I hear the Secretary of State, but the Bill does not refer to “minor technicalities”; as the Bill reads, the default position would be that any abuse of due process or power could be justified and defended on the basis that the decision would in any event probably have been taken. It is difficult to make “exceptional circumstances” clauses work, because the courts say, “Well, ‘exceptional circumstances’ cannot mean a lack of fairness or an abuse of power.” I have spent many years examining these kinds of clauses and arguing them in the courts, and I know that “exceptional circumstances” clauses are rarely invoked, because courts are reluctant to acknowledge them as a standard resort in such circumstances. It would take something extreme indeed for a court to be persuaded it was exceptional. On the other hand, abuses of power happen quite often, I am afraid, and the clause is likely to condone those abuses of power, whereas often where there is an abuse, it is right that the decision be taken again.

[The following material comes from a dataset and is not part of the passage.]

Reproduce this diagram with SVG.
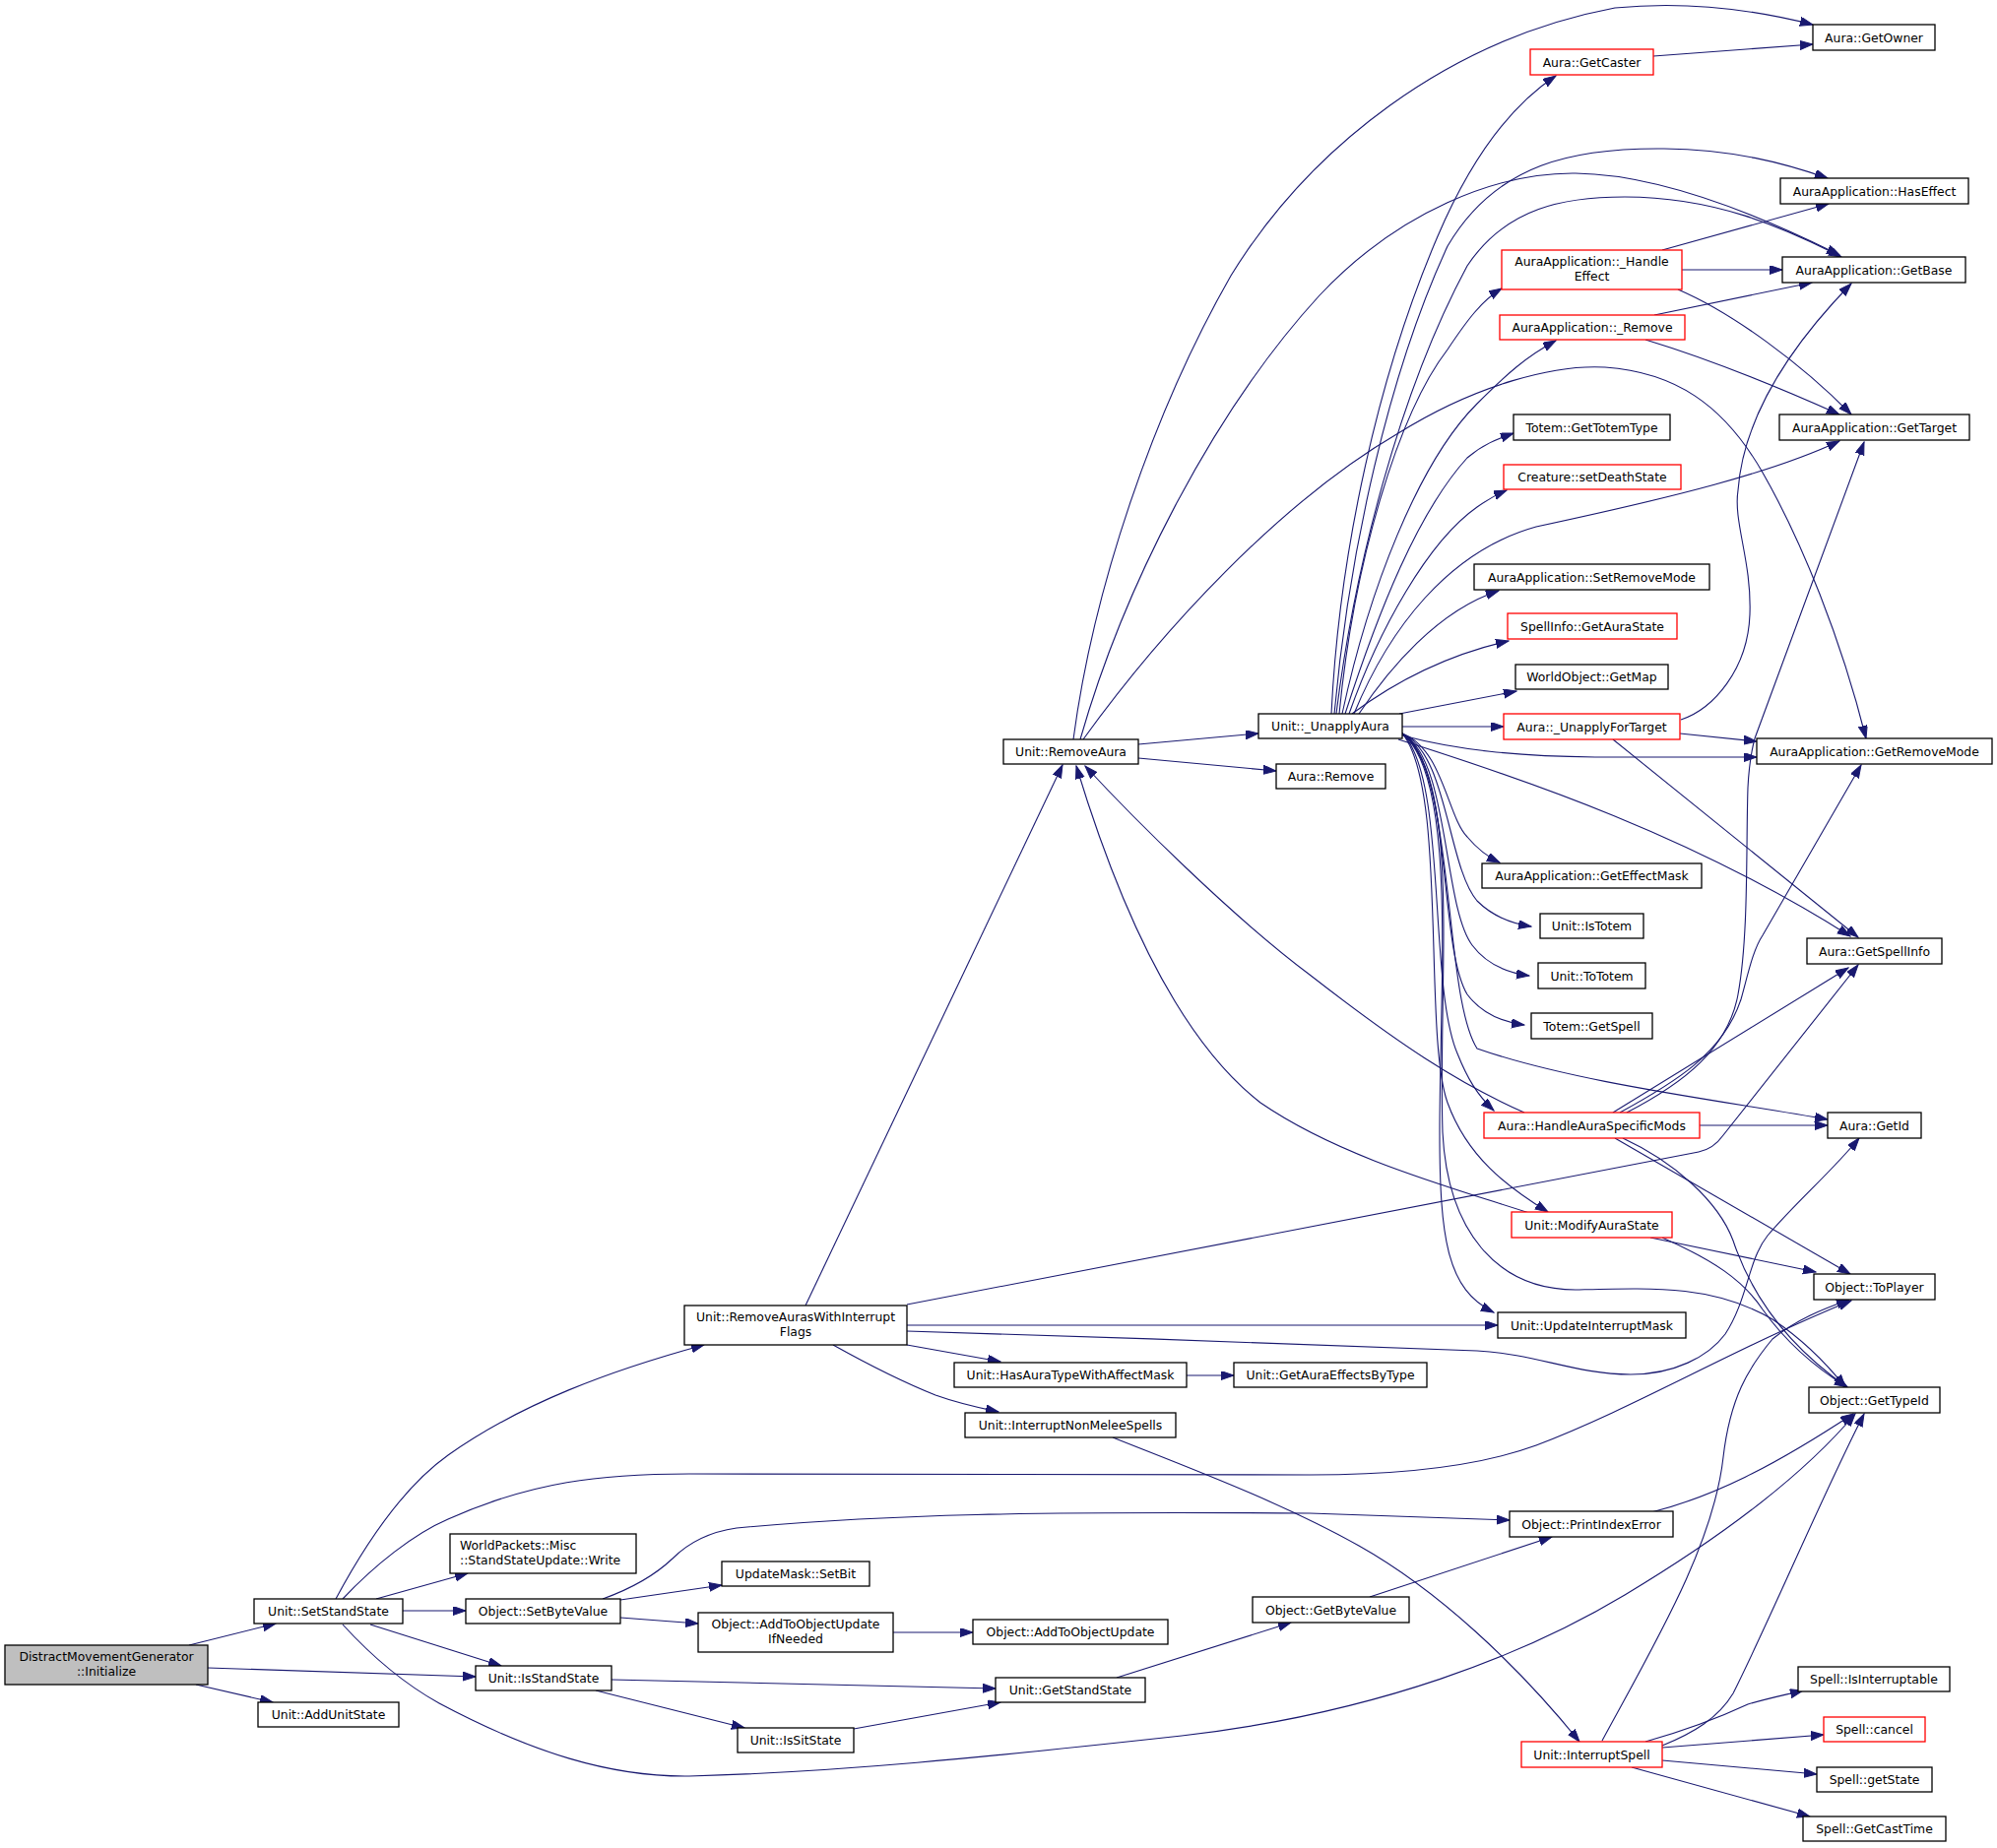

Lords amendments 97 to 102 were carried in the other place to ensure that courts maintained their discretion in determining whether to grant a judicial review by making use of the “highly likely” test. Groups such as Justice have rightly concluded that if these amendments are defeated, it will change the role of judges by inviting them to second-guess how decisions might otherwise have been taken. From his experience, the hon. and learned Member for Torridge and West Devon (Mr Cox) has detailed some very potent arguments why the amendments should be upheld. Parliament should never seek to undermine the courts’ discretion; courts should be free to determine whether to apply the “no difference” test, and to legislate otherwise would impede the integrity of our legal system. I therefore support these amendments.
Lords amendments 105 and 106 would allow the courts to consider the circumstances of individual cases in determining whether to grant an application for judicial review, even in cases where third-party information is not readily available. In clause 66, the Government have tried to find yet another means of limiting the circumstances where applications for judicial review can be heard. The amendments seek to ensure that applications can be heard in cases where third-party information is not easily available.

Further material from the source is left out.